His Literary Types: Being Essays in Criticism was published in 1895 when Chancellor was living at Orchardene, Bedford Park.

His six-volume The Lives of the Rakes was published by Philip Allan in 1924/25, in a limited edition of 300 sets.

He was a Fellow of the Royal Historical Society and of the Society of Antiquaries of London.

==Death and legacy==
Chancellor died on 4 February 1937 at 31 Queen's Gate, South Kensington, London, leaving an estate of £5,368. His address at the time of his death was Aban Court Hotel, Harrington Gardens, South Kensington. Probate was granted in London to his widow Constance.

==Selected publications==
===Early works===
- Historical Richmond. George Bell & Sons, London, 1885.
- The Life of Charles I., 1600-1625. Taken from Authentic Sources. G. Bell & Sons, London, 1886.
- Essays and Studies. Literary and Historical. Bemrose & Co., London, 1891.
- The History and Antiquities of Richmond, Kew, Petersham, Ham, &c. Hiscoke, Richmond, 1894.
- Literary Types: Being Essays in Criticism. S. Sonnenschein, London, 1895.

===1900s===
- The History of the Squares of London, Topographical & Historical. Kegan Paul, Trench, Trübner, London, 1907.
- The Private Palaces of London Past and Present. Kegan Paul, London, 1908.
- Wanderings in Piccadilly, Mayfair, and Pall Mall. Alston Rivers, London, 1908.
- The Lives of the British Architects from William of Wykeham to Sir William Chambers. Duckworth, London, 1909.

===1910s===
- The Lives of the British Sculptors, and those who have worked in England from the earliest days to Sir Francis Chantrey. Chapman & Hall, London, 1911.
- The Annals of Fleet Street: Its Traditions & Associations. Chapman & Hall, London, 1912.
- The Annals of the Strand. Topographical and Historical. Chapman & Hall, London, 1912.

===1920s===
- The XVIIIth century in London. An Account of its Social Life and Arts. B.T. Batsford, London, 1920.
- Memorials of St. James's Street together with the Annals of Almack's. Grant Richards, London, 1922.
- The London of Charles Dickens. Grant Richards, London, 1924.
- The Pleasure Haunts of London during Four Centuries. Constable, London, 1925.
- Life in Regency and early Victorian times: An Account of the Days of Brummell and D'Orsay, 1800 to 1850. Batsford, London, 1926.
- Lost London: Being a Description of Landmarks which have Disappeared, pictured by J. Crowther, circa 1879-87 and described by E. B. Chancellor. Constable, London, 1926.
- The West End of Yesterday and Today: Being Studies in London's History and Topography during the Past Century. Architectural Press, London, 1926.
- Disappearing London. The Studio, London, 1927. (Editor and introduction)

===1930s===
- The Literary Ghosts of London: Homes and Footprints of Famous Men and Women. Richards, London, 1933.
- London Recalled: Being a Topographical Description of the Collection of Water-colour Drawings by W. Alister MacDonald in the Guildhall Art Gallery. Basil Blackwell, Oxford, 1937.

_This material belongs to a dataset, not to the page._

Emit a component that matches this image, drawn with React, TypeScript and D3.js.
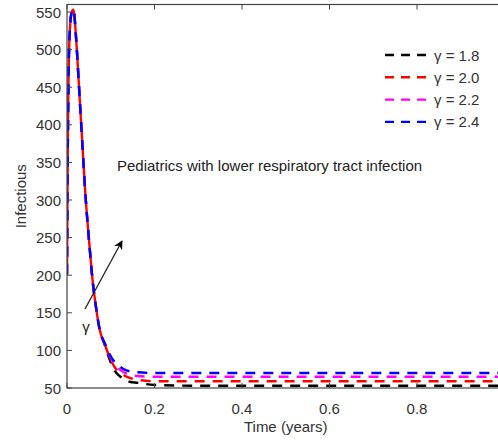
import React from "react";
import * as d3 from "d3";

const time = [0, 0.002, 0.004, 0.007, 0.010, 0.014, 0.017, 0.020, 0.030, 0.043, 0.052, 0.059, 0.064, 0.075, 0.087, 0.098, 0.110, 0.120, 0.130, 0.145, 0.160, 0.200, 0.300, 0.400, 0.500, 0.600, 0.700, 0.800, 0.900, 1.000];
const gamma18 = [201, 380, 480, 530, 548, 553, 545, 522, 425, 300, 235, 190, 167, 127, 106, 87, 72, 66, 62, 58, 57, 54, 53, 53, 53, 53, 53, 53, 53, 53];
const gamma20 = [201, 380, 480, 530, 548, 553, 545, 522, 425, 300, 235, 190, 167, 127, 107, 90, 77, 71, 67, 63, 61, 59, 59, 59, 59, 59, 59, 59, 59, 59];
const gamma22 = [201, 380, 480, 530, 548, 553, 545, 522, 425, 300, 235, 190, 167, 127, 108, 92, 80, 75, 71, 68, 66, 65, 65, 65, 65, 65, 65, 65, 65, 65];
const gamma24 = [201, 380, 480, 530, 548, 553, 545, 522, 425, 300, 235, 190, 167, 127, 109, 94, 84, 79, 75, 72, 71, 70, 70, 70, 70, 70, 70, 70, 70, 70];
const seriesLabels = ["γ = 1.8", "γ = 2.0", "γ = 2.2", "γ = 2.4"];
const seriesColors = ["#000000", "#ff0000", "#ff00ff", "#0000ff"];
const xTicks = [0, 0.2, 0.4, 0.6, 0.8, 1];
const yTicks = [50, 100, 150, 200, 250, 300, 350, 400, 450, 500, 550];

export default function App() {
  const W = 498, H = 443;
  const left = 67, right = 504.5, top = 4.5, bottom = 388;
  const x = d3.scaleLinear().domain([0, 1]).range([left, right]);
  const y = d3.scaleLinear().domain([50, 560]).range([bottom, top]);
  const allSeries = [gamma18, gamma20, gamma22, gamma24];
  const dashOffsets = [0, 9, 0, 0];
  const line = d3
    .line<number>()
    .x((_, i) => x(time[i]))
    .y((d) => y(d))
    .curve(d3.curveMonotoneX);
  const font = "Arial, 'Liberation Sans', sans-serif";
  const axisColor = "#444";
  const textColor = "#333";
  const tickLen = 5;
  const fs = 15;
  return (
    <div style={{ position: "fixed", left: 0, top: 0 }}>
      <svg width={W} height={H} style={{ display: "block", background: "#fff" }} fontFamily={font}>
        <defs>
          <clipPath id="plotclip">
            <rect x={left} y={top} width={right - left} height={bottom - top} />
          </clipPath>
          <marker id="arrowhead" viewBox="0 0 10 10" refX="9" refY="5" markerWidth="7" markerHeight="7" orient="auto">
            <path d="M0,0 L10,5 L0,10 L3,5 Z" fill="#000" />
          </marker>
        </defs>
        <rect x={0} y={0} width={W} height={H} fill="#fff" />
        <g clipPath="url(#plotclip)">
          {allSeries.map((s, k) => (
            <path
              key={k}
              d={line(s) || ""}
              fill="none"
              stroke={seriesColors[k]}
              strokeWidth={2.4}
              strokeDasharray="10,8"
              strokeDashoffset={dashOffsets[k]}
            />
          ))}
        </g>
        <rect x={left} y={top} width={right - left} height={bottom - top} fill="none" stroke={axisColor} strokeWidth={1.2} />
        {xTicks.map((t) => (
          <g key={"x" + t}>
            <line x1={x(t)} x2={x(t)} y1={bottom} y2={bottom - tickLen} stroke={axisColor} />
            <line x1={x(t)} x2={x(t)} y1={top} y2={top + tickLen} stroke={axisColor} />
            <text x={x(t)} y={413.5} textAnchor="middle" fontSize={fs} fill={textColor}>
              {t === 0 ? "0" : t === 1 ? "1" : t.toFixed(1)}
            </text>
          </g>
        ))}
        {yTicks.map((v) => (
          <g key={"y" + v}>
            <line x1={left} x2={left + tickLen} y1={y(v)} y2={y(v)} stroke={axisColor} />
            <line x1={right} x2={right - tickLen} y1={y(v)} y2={y(v)} stroke={axisColor} />
            <text x={61} y={y(v) + 5.5} textAnchor="end" fontSize={fs} fill={textColor}>
              {v}
            </text>
          </g>
        ))}
        <text x={(left + right) / 2} y={432} textAnchor="middle" fontSize={fs} fill={textColor}>
          Time (years)
        </text>
        <text
          transform={`translate(26, ${(top + bottom) / 2}) rotate(-90)`}
          textAnchor="middle"
          fontSize={fs}
          fill={textColor}
        >
          Infectious
        </text>
        <text x={117} y={170.5} fontSize={fs} fill="#222">
          Pediatrics with lower respiratory tract infection
        </text>
        <line x1={85} y1={309} x2={122} y2={241} stroke="#222" strokeWidth={1.3} markerEnd="url(#arrowhead)" />
        <text x={86} y={332} textAnchor="middle" fontSize={fs} fill="#222">
          γ
        </text>
        {seriesLabels.map((lab, k) => {
          const ly = 55 + k * 22.3;
          return (
            <g key={lab}>
              <line x1={385} x2={432} y1={ly} y2={ly} stroke={seriesColors[k]} strokeWidth={2.4} strokeDasharray="9,7" />
              <text x={434} y={ly + 5.5} fontSize={fs} fill={textColor}>
                {lab}
              </text>
            </g>
          );
        })}
      </svg>
    </div>
  );
}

===The Lives of the Rakes===
- Vol. I, Old Rowley (King Charles II). Philip Allan, London, 1924.
- Vol. II, The Restoration Rakes. Philip Allan, London, 1924.
- Vol. III, Col. Charteris and the Duke of Wharton. Philip Allan, London, 1925.
- Vol. IV, The Hell-Fire Club. Philip Allan, London, 1925.
- Vol. V, "Old Q" and Barrymore. Philip Allan, London, 1925.
- Vol. VI, The Regency Rakes. Philip Allan, London, 1925.

===Articles===
- "Tallis's Street Views of London". London Topographical Record, Vol. XII, 1920, pp. 67–77.